It was the Lulu Lemon Gym Bag…. unwrapped. Unshipped. With the store receipt in the bag.

So he lied. Never got me anything….just grabbed it later on that day after I mentioned I wanted it.

Lying? A BIGGGG no no in my book. A BIG unhealthy relationship sign.. Even if it is about something small.

And not caring enough about me to think of something on his own? I am the LAST person to be materialistic… I would have much rather liked a 20 dollar gift with thought than what was sitting in my lap while  I was in the bathroom.

And let’s not even TALK About delivery guys. REALLY lame delivery.

unhealthy relationship what is Perfection

I cried a lot trying to get him to see how his habits were effecting me. But today I can smile and laugh about the adventure Earl took me on during our time together. It was the first time I could clearly see something wasn’t working for me. And I didn’t TRY to make it work for too long. I didn’t linger on something that was clearly so wrong for me. I was able to recognize it, try to alter what I could, and when I couldn’t: I walked away.

Earl and I will never try to stay together. We will never fight about the terrible way we treat one another. We will never regret our choice of becoming serious and moving in and trying to start a life together…. because Earl and I never did. Earl and I went our separate ways.

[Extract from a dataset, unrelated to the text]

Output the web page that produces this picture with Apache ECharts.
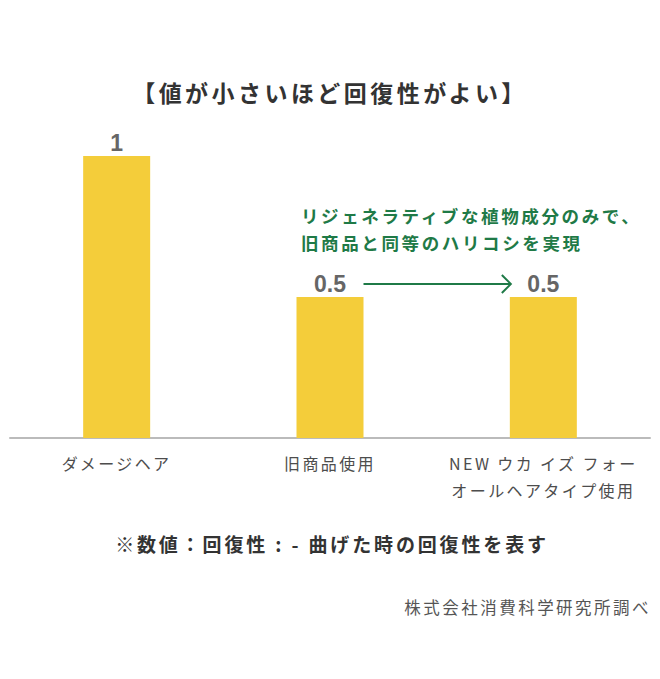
<!DOCTYPE html>
<html>
<head>
<meta charset="utf-8">
<script src="https://cdn.jsdelivr.net/npm/echarts@6/dist/echarts.min.js"></script>
<style>
  html, body { margin: 0; padding: 0; background: #fff; }
  #main { width: 660px; height: 679px; }
  /* 日本語テキストは字間を広めに */
  #main text { letter-spacing: 0.15em; }
  #main text[style*="Liberation"] { letter-spacing: 0; }
</style>
</head>
<body>
<div id="main"></div>
<script>
// データ
var categories = ['ダメージヘア', '旧商品使用', 'NEW ウカ イズ フォー\nオールヘアタイプ使用'];
var values = [1, 0.5, 0.5];
var noteLines = ['リジェネラティブな植物成分のみで、', '旧商品と同等のハリコシを実現'];

var FONT = '"Noto Sans CJK JP", "Noto Sans", sans-serif';
var green = '#1f7a47';
var BAR_W = 67;

var myChart = echarts.init(document.getElementById('main'), null, { renderer: 'svg' });

var option = {
    animation: false,
    grid: { left: 10, right: 10, top: 156, bottom: 241 },
    xAxis: {
        type: 'category',
        data: categories,
        axisLine: { lineStyle: { color: '#bbb', width: 2 } },
        axisTick: { show: false },
        axisLabel: {
            margin: 11,
            fontFamily: FONT,
            fontSize: 16,
            color: '#4d4d4d',
            lineHeight: 27,
            interval: 0
        }
    },
    yAxis: {
        type: 'value',
        min: 0,
        max: 1,
        show: false,
        splitLine: { show: false }
    },
    series: [{
        type: 'bar',
        data: values,
        barWidth: BAR_W,
        itemStyle: { color: '#f4cd3a' },
        label: {
            show: true,
            position: 'top',
            distance: 2,
            fontFamily: '"Liberation Sans", Arial, sans-serif',
            fontWeight: 'bold',
            fontSize: 23,
            color: '#666'
        }
    }],
    graphic: [
        {
            id: 'title',
            type: 'text',
            x: 330,
            y: 92,
            style: {
                text: '【値が小さいほど回復性がよい】',
                align: 'center',
                verticalAlign: 'middle',
                fontFamily: FONT,
                fontSize: 23,
                fontWeight: 'bold',
                fill: '#333'
            }
        },
        {
            id: 'note',
            type: 'text',
            x: 301,
            y: 229,
            style: {
                text: noteLines.join('\n'),
                align: 'left',
                verticalAlign: 'middle',
                fontFamily: FONT,
                fontSize: 17.5,
                fontWeight: 'bold',
                lineHeight: 27,
                fill: green
            }
        },
        {
            id: 'footnote',
            type: 'text',
            x: 332,
            y: 543,
            style: {
                text: '※数値：回復性 : - 曲げた時の回復性を表す',
                align: 'center',
                verticalAlign: 'middle',
                fontFamily: FONT,
                fontSize: 19,
                fontWeight: 'bold',
                fill: '#333'
            }
        },
        {
            id: 'source',
            type: 'text',
            x: 651,
            y: 607,
            style: {
                text: '株式会社消費科学研究所調べ',
                align: 'right',
                verticalAlign: 'middle',
                fontFamily: FONT,
                fontSize: 16.5,
                fill: '#555'
            }
        }
    ]
};

myChart.setOption(option);

// 矢印：旧商品のバー右端から新商品のバー左端まで
(function drawArrow() {
    var half = BAR_W / 2;
    var p1 = myChart.convertToPixel({ seriesIndex: 0 }, [1, values[1]]);
    var p2 = myChart.convertToPixel({ seriesIndex: 0 }, [2, values[2]]);
    var y = p1[1] - 13;
    var x1 = p1[0] + half;
    var x2 = p2[0] - half + 1;
    myChart.setOption({
        graphic: [
            {
                id: 'arrowLine',
                type: 'line',
                shape: { x1: x1, y1: y, x2: x2, y2: y },
                style: { stroke: green, lineWidth: 2 }
            },
            {
                id: 'arrowHead',
                type: 'polyline',
                shape: { points: [[x2 - 9, y - 9], [x2, y], [x2 - 9, y + 9]] },
                style: { stroke: green, lineWidth: 2, fill: null }
            }
        ]
    });
})();
</script>
</body>
</html>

The lesson was valuable. Not everything needs to be permanent. Not everything needs to ALWAYS fit perfectly in your life. Sometimes you love and then let go. And that is okay.

You don’t have to keep every one you ever loved around forever.

Even if they do still have your heart in some way or another….. they don’t have to have your whole life too.

 

 

 

Liked this Post? Check Out A Few of My Other Stories!

My Eating Disorder and the Road to Recovery. 

How I Found My Self Worth.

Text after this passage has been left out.